* **Directive**
Each line of the listing must be transcribed exactly, except for the images, which should be excluded.

##### Data section #####

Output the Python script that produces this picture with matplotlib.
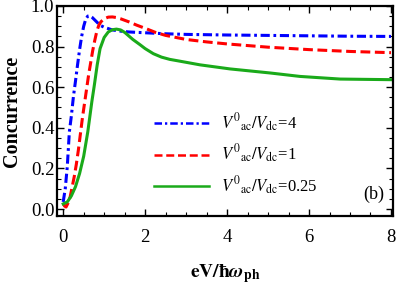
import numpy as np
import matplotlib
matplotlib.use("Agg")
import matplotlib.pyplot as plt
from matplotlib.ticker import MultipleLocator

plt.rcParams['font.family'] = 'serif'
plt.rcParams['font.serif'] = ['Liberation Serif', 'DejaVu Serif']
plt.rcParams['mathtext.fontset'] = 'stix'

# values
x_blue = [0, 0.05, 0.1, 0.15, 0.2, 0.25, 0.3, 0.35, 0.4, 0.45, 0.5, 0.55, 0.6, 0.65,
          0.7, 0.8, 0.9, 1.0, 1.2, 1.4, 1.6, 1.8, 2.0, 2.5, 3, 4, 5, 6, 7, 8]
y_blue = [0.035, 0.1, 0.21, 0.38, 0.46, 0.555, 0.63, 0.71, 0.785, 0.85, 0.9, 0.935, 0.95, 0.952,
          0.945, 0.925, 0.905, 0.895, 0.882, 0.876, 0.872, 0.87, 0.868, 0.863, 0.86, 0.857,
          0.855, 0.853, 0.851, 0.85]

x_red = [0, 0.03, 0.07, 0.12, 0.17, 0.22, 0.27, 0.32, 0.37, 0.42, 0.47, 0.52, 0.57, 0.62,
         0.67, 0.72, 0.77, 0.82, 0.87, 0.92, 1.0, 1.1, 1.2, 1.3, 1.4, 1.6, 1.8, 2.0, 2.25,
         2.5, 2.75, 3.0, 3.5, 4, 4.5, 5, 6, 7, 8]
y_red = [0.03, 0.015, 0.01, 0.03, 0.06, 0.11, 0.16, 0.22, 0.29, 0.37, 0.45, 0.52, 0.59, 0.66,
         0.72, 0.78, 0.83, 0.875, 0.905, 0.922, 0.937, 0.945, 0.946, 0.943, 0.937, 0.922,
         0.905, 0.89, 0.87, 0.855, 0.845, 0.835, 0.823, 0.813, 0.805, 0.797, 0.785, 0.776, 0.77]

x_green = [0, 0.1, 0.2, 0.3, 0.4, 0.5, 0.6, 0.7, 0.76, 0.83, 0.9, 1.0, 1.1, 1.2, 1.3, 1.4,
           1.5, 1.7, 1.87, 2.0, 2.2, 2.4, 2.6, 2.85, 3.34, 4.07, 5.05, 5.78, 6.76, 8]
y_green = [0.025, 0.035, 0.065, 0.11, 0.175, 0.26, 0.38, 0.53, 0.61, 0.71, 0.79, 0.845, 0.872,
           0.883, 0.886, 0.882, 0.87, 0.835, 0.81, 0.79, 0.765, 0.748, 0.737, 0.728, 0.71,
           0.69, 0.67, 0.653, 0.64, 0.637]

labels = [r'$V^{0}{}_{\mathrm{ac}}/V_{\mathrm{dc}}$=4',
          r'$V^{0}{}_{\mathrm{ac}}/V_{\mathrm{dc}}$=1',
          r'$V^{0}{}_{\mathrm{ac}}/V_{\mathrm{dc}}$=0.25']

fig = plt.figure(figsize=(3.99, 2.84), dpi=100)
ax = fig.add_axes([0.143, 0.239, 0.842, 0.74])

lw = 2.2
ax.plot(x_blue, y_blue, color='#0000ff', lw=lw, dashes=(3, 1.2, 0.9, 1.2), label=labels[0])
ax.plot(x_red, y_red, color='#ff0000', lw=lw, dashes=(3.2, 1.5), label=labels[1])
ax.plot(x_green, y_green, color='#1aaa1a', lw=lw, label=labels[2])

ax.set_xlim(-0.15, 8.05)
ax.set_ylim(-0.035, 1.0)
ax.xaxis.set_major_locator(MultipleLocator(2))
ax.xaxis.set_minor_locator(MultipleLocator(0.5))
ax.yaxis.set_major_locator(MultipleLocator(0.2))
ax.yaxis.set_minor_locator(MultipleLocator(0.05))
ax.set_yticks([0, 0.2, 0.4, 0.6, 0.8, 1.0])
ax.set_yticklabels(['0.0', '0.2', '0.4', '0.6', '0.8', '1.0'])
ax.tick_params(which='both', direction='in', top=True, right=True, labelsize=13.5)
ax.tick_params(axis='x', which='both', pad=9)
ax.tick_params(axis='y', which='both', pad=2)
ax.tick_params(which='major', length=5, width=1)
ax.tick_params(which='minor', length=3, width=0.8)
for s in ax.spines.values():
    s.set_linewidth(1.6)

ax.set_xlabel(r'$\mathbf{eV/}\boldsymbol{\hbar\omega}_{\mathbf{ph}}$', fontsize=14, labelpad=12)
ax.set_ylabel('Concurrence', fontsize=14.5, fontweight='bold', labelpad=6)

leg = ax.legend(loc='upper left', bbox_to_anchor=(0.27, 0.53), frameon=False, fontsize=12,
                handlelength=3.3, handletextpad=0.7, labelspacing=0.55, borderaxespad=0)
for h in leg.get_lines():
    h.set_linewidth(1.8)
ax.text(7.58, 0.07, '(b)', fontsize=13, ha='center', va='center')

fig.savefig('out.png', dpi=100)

#####

* **Response to the exercise**
Output the Python script that produces this picture with matplotlib.
import numpy as np
import matplotlib
matplotlib.use("Agg")
import matplotlib.pyplot as plt
from matplotlib.ticker import MultipleLocator

plt.rcParams['font.family'] = 'serif'
plt.rcParams['font.serif'] = ['Liberation Serif', 'DejaVu Serif']
plt.rcParams['mathtext.fontset'] = 'stix'

# values
x_blue = [0, 0.05, 0.1, 0.15, 0.2, 0.25, 0.3, 0.35, 0.4, 0.45, 0.5, 0.55, 0.6, 0.65,
          0.7, 0.8, 0.9, 1.0, 1.2, 1.4, 1.6, 1.8, 2.0, 2.5, 3, 4, 5, 6, 7, 8]
y_blue = [0.035, 0.1, 0.21, 0.38, 0.46, 0.555, 0.63, 0.71, 0.785, 0.85, 0.9, 0.935, 0.95, 0.952,
          0.945, 0.925, 0.905, 0.895, 0.882, 0.876, 0.872, 0.87, 0.868, 0.863, 0.86, 0.857,
          0.855, 0.853, 0.851, 0.85]

x_red = [0, 0.03, 0.07, 0.12, 0.17, 0.22, 0.27, 0.32, 0.37, 0.42, 0.47, 0.52, 0.57, 0.62,
         0.67, 0.72, 0.77, 0.82, 0.87, 0.92, 1.0, 1.1, 1.2, 1.3, 1.4, 1.6, 1.8, 2.0, 2.25,
         2.5, 2.75, 3.0, 3.5, 4, 4.5, 5, 6, 7, 8]
y_red = [0.03, 0.015, 0.01, 0.03, 0.06, 0.11, 0.16, 0.22, 0.29, 0.37, 0.45, 0.52, 0.59, 0.66,
         0.72, 0.78, 0.83, 0.875, 0.905, 0.922, 0.937, 0.945, 0.946, 0.943, 0.937, 0.922,
         0.905, 0.89, 0.87, 0.855, 0.845, 0.835, 0.823, 0.813, 0.805, 0.797, 0.785, 0.776, 0.77]

x_green = [0, 0.1, 0.2, 0.3, 0.4, 0.5, 0.6, 0.7, 0.76, 0.83, 0.9, 1.0, 1.1, 1.2, 1.3, 1.4,
           1.5, 1.7, 1.87, 2.0, 2.2, 2.4, 2.6, 2.85, 3.34, 4.07, 5.05, 5.78, 6.76, 8]
y_green = [0.025, 0.035, 0.065, 0.11, 0.175, 0.26, 0.38, 0.53, 0.61, 0.71, 0.79, 0.845, 0.872,
           0.883, 0.886, 0.882, 0.87, 0.835, 0.81, 0.79, 0.765, 0.748, 0.737, 0.728, 0.71,
           0.69, 0.67, 0.653, 0.64, 0.637]

labels = [r'$V^{0}{}_{\mathrm{ac}}/V_{\mathrm{dc}}$=4',
          r'$V^{0}{}_{\mathrm{ac}}/V_{\mathrm{dc}}$=1',
          r'$V^{0}{}_{\mathrm{ac}}/V_{\mathrm{dc}}$=0.25']

fig = plt.figure(figsize=(3.99, 2.84), dpi=100)
ax = fig.add_axes([0.143, 0.239, 0.842, 0.74])

lw = 2.2
ax.plot(x_blue, y_blue, color='#0000ff', lw=lw, dashes=(3, 1.2, 0.9, 1.2), label=labels[0])
ax.plot(x_red, y_red, color='#ff0000', lw=lw, dashes=(3.2, 1.5), label=labels[1])
ax.plot(x_green, y_green, color='#1aaa1a', lw=lw, label=labels[2])

ax.set_xlim(-0.15, 8.05)
ax.set_ylim(-0.035, 1.0)
ax.xaxis.set_major_locator(MultipleLocator(2))
ax.xaxis.set_minor_locator(MultipleLocator(0.5))
ax.yaxis.set_major_locator(MultipleLocator(0.2))
ax.yaxis.set_minor_locator(MultipleLocator(0.05))
ax.set_yticks([0, 0.2, 0.4, 0.6, 0.8, 1.0])
ax.set_yticklabels(['0.0', '0.2', '0.4', '0.6', '0.8', '1.0'])
ax.tick_params(which='both', direction='in', top=True, right=True, labelsize=13.5)
ax.tick_params(axis='x', which='both', pad=9)
ax.tick_params(axis='y', which='both', pad=2)
ax.tick_params(which='major', length=5, width=1)
ax.tick_params(which='minor', length=3, width=0.8)
for s in ax.spines.values():
    s.set_linewidth(1.6)

ax.set_xlabel(r'$\mathbf{eV/}\boldsymbol{\hbar\omega}_{\mathbf{ph}}$', fontsize=14, labelpad=12)
ax.set_ylabel('Concurrence', fontsize=14.5, fontweight='bold', labelpad=6)

leg = ax.legend(loc='upper left', bbox_to_anchor=(0.27, 0.53), frameon=False, fontsize=12,
                handlelength=3.3, handletextpad=0.7, labelspacing=0.55, borderaxespad=0)
for h in leg.get_lines():
    h.set_linewidth(1.8)
ax.text(7.58, 0.07, '(b)', fontsize=13, ha='center', va='center')

fig.savefig('out.png', dpi=100)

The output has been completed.